Figure scripts:
# # # # #

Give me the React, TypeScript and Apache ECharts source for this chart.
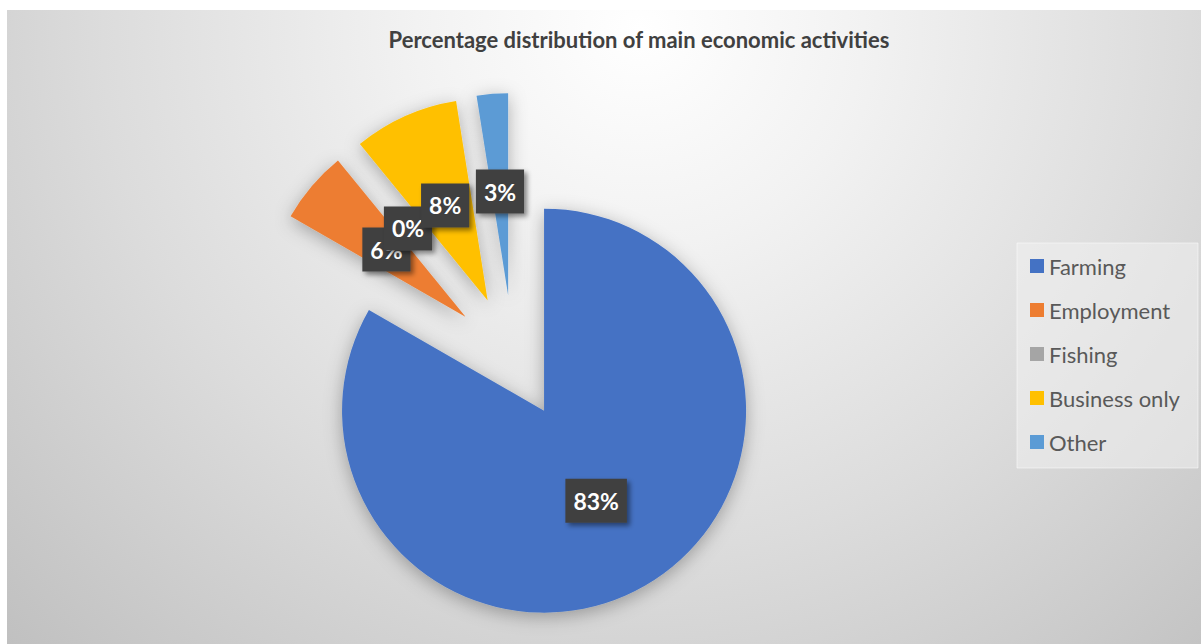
import React, { useEffect, useRef } from "react";
import * as echarts from "echarts";

const categories = ["Farming", "Employment", "Fishing", "Business only", "Other"];
const percentages = [83.3, 5.8, 0, 8.4, 2.5];
const colors = ["#4472C4", "#ED7D31", "#A5A5A5", "#FFC000", "#5B9BD5"];
const chartTitle = "Percentage distribution of main economic activities";

export default function App() {
  const ref = useRef<HTMLDivElement>(null);
  useEffect(() => {
    document.documentElement.style.overflow = "hidden";
    const chart = echarts.init(ref.current!, undefined, { renderer: "svg" });
    chart.setOption({
      animation: false,
      backgroundColor: "transparent",
      title: {
        text: chartTitle,
        left: 627,
        top: 13,
        textAlign: "center",
        textStyle: { fontFamily: "Lato", fontWeight: "bold", fontSize: 22, color: "#404040" },
      },
      graphic: [
        {
          type: "rect",
          shape: { x: 1010, y: 233, width: 181, height: 225 },
          style: { fill: "rgba(240,240,240,0.55)", stroke: "rgba(255,255,255,0.5)", lineWidth: 1 },
          z: 0,
        },
      ],
      legend: {
        orient: "vertical",
        left: 1018,
        top: 240,
        itemWidth: 14,
        itemHeight: 14,
        itemGap: 22,
        itemTextGap: 6,
        icon: "rect",
        selectedMode: false,
        textStyle: { fontFamily: "Lato", fontSize: 22, color: "#595959", lineHeight: 22 },
        data: categories,
      },
      series: [
        {
          type: "pie",
          center: [506, 347],
          radius: 202,
          startAngle: 90,
          clockwise: true,
          selectedMode: "multiple",
          selectedOffset: 62,
          avoidLabelOverlap: false,
          minShowLabelAngle: 0,
          labelLayout: { hideOverlap: false },
          itemStyle: {
            shadowBlur: 18,
            shadowColor: "rgba(0,0,0,0.3)",
            shadowOffsetY: 4,
          },
          label: {
            show: true,
            position: "inside",
            formatter: (p: any) => `${Math.round(p.value)}%`,
            fontFamily: "Lato",
            fontWeight: "bold",
            fontSize: 23,
            color: "#ffffff",
            backgroundColor: "#404040",
            padding: [11, 8, 10, 8],
            shadowBlur: 5,
            shadowOffsetX: 3,
            shadowOffsetY: 3,
            shadowColor: "rgba(0,0,0,0.45)",
          },
          labelLine: { show: false },
          emphasis: { disabled: true },
          data: categories.map((name, i) => ({
            name,
            value: percentages[i],
            selected: true,
            itemStyle: { color: colors[i] },
            select: { itemStyle: { color: colors[i] } },
          })),
        },
      ],
    });
    return () => chart.dispose();
  }, []);
  return (
    <div
      ref={ref}
      style={{
        position: "absolute",
        left: 7,
        top: 10,
        width: 1194,
        height: 634,
        background:
          "radial-gradient(ellipse farthest-corner at 53% 3%, #ffffff 0%, #f2f2f2 25%, #dcdcdc 60%, #c0c0c0 100%)",
      }}
    />
  );
}
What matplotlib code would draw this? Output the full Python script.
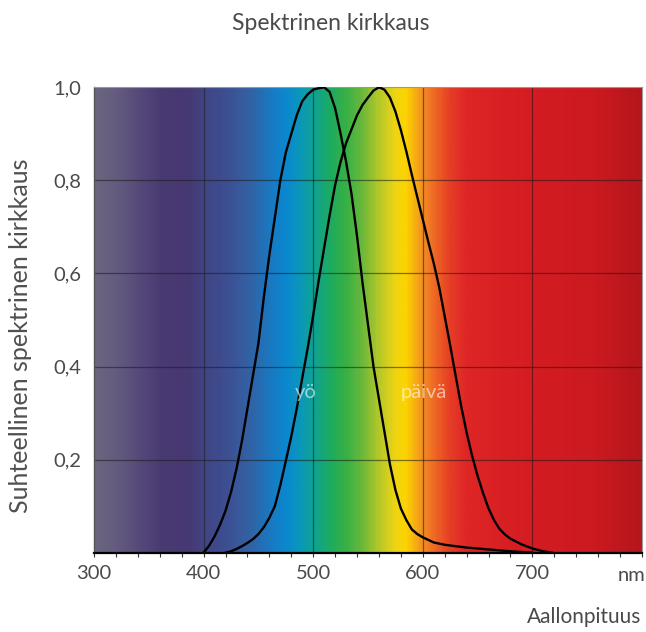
import numpy as np
import matplotlib.pyplot as plt
from matplotlib.colors import LinearSegmentedColormap
from matplotlib.ticker import MultipleLocator

plt.rcParams['font.family'] = ['Lato', 'DejaVu Sans']

# pimeänäkö (yö), luettu kuvasta
wl_yo = [400, 405, 410, 415, 420, 425, 430, 435, 440, 445, 450, 455, 460, 465, 470,
         475, 480, 485, 490, 495, 500, 505, 510, 515, 520, 525, 530, 535, 540, 545,
         550, 555, 560, 565, 570, 575, 580, 585, 590, 595, 600, 610, 620, 640, 660,
         680, 700]
yo = [0.0, 0.015, 0.035, 0.06, 0.09, 0.13, 0.18, 0.24, 0.31, 0.38, 0.45, 0.55, 0.64,
      0.72, 0.80, 0.86, 0.90, 0.94, 0.97, 0.985, 0.995, 0.998, 1.0, 0.99, 0.955, 0.90,
      0.84, 0.77, 0.68, 0.58, 0.49, 0.40, 0.33, 0.26, 0.19, 0.135, 0.095, 0.07, 0.05,
      0.04, 0.033, 0.022, 0.017, 0.011, 0.007, 0.003, 0.0]

# päivänäkö (päivä)
wl_paiva = [420, 425, 430, 435, 440, 445, 450, 455, 460, 465, 470, 475, 480, 485, 490,
            495, 500, 505, 510, 515, 520, 525, 530, 535, 540, 545, 550, 555, 560, 565,
            570, 575, 580, 585, 590, 595, 600, 605, 610, 615, 620, 625, 630, 635, 640,
            645, 650, 655, 660, 665, 670, 675, 680, 690, 700, 710, 718]
paiva = [0.0, 0.003, 0.008, 0.014, 0.021, 0.029, 0.040, 0.055, 0.075, 0.10, 0.145,
         0.197, 0.25, 0.31, 0.375, 0.44, 0.51, 0.585, 0.655, 0.725, 0.79, 0.84, 0.88,
         0.91, 0.94, 0.962, 0.978, 0.993, 1.0, 0.995, 0.978, 0.948, 0.908, 0.862, 0.812,
         0.764, 0.716, 0.668, 0.622, 0.57, 0.508, 0.445, 0.38, 0.315, 0.258, 0.208,
         0.165, 0.128, 0.095, 0.07, 0.051, 0.039, 0.03, 0.018, 0.009, 0.003, 0.0]

# taustan spektrivärit
spec_wl = [300, 320, 340, 360, 385, 400, 420, 440, 460, 475, 490, 500, 515, 530, 545,
           560, 575, 585, 600, 612, 625, 640, 700, 760, 800]
spec_col = ['#6b6580', '#635b7f', '#56497a', '#4a3a72', '#463872', '#414584', '#3c4f92',
            '#3460a2', '#1a78c0', '#0a88d0', '#0a9ab4', '#0fa294', '#1cab62', '#38b044',
            '#6cb83c', '#b4c828', '#eed414', '#fcd400', '#f39022', '#ee6424', '#e63e26',
            '#de2626', '#d41c22', '#ca1a20', '#b4161c']

xticks = [300, 400, 500, 600, 700]
yticks = [0.2, 0.4, 0.6, 0.8, 1.0]
ylabels = ['0,2', '0,4', '0,6', '0,8', '1,0']

txt = '#4a4a4a'

fig = plt.figure(figsize=(6.46, 6.32), dpi=100)
ax = fig.add_axes([94 / 646, 79.3 / 632, 548 / 646, 465.4 / 632])

cmap = LinearSegmentedColormap.from_list(
    'spektri', [((w - 300) / 500, c) for w, c in zip(spec_wl, spec_col)])
grad = np.linspace(300, 800, 600).reshape(1, -1)
ax.imshow(grad, cmap=cmap, vmin=300, vmax=800, extent=(300, 800, 0, 1),
          aspect='auto', zorder=0)

for x in [400, 500, 600, 700]:
    ax.axvline(x, color='#1a1a1a', lw=0.9, alpha=0.55, zorder=1)
for y in [0.2, 0.4, 0.6, 0.8]:
    ax.axhline(y, color='#1a1a1a', lw=0.9, alpha=0.55, zorder=1)

ax.plot(wl_yo, yo, color='black', lw=1.7, zorder=3)
ax.plot(wl_paiva, paiva, color='black', lw=1.7, zorder=3)

ax.text(493, 0.344, 'yö', color='white', alpha=0.6, fontsize=14.5,
        ha='center', va='center', zorder=4)
ax.text(601, 0.344, 'päivä', color='white', alpha=0.6, fontsize=14.5,
        ha='center', va='center', zorder=4)

ax.set_xlim(300, 800)
ax.set_ylim(0, 1.0)
ax.set_xticks(xticks)
ax.set_xticklabels([str(t) for t in xticks])
ax.xaxis.set_minor_locator(MultipleLocator(20))
ax.set_yticks(yticks)
ax.set_yticklabels(ylabels)
ax.tick_params(axis='x', which='both', direction='out', length=3, width=0.8,
               color='#333333', pad=6, labelsize=14.5, labelcolor=txt)
ax.tick_params(axis='y', length=0, pad=9, labelsize=14.5, labelcolor=txt)
ax.text(790, -0.061, 'nm', ha='center', va='baseline', fontsize=14.5, color=txt,
        clip_on=False)

ax.spines['bottom'].set_color('black')
ax.spines['bottom'].set_linewidth(1.6)
ax.spines['left'].set_color('#555555')
ax.spines['left'].set_linewidth(1.0)
for s in ['top', 'right']:
    ax.spines[s].set_color('#999999')
    ax.spines[s].set_linewidth(0.8)

fig.text(331 / 646, 1 - 23 / 632, 'Spektrinen kirkkaus', ha='center', va='center',
         fontsize=16.5, color=txt)
fig.text(21 / 646, 1 - 336 / 632, 'Suhteellinen spektrinen kirkkaus', rotation=90,
         ha='center', va='center', fontsize=18, color='#505050')
fig.text(641 / 646, 1 - 617 / 632, 'Aallonpituus', ha='right', va='center',
         fontsize=15, color=txt)

fig.savefig('out.png', dpi=100)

# # # # #

*Task to carry out:*
Without the pictures, copy the entries from their first line through the line containing "import * as", and only those lines.

*Output of the task:*
Give me the React, TypeScript and Apache ECharts source for this chart.
import React, { useEffect, useRef } from "react";
import * as echarts from "echarts";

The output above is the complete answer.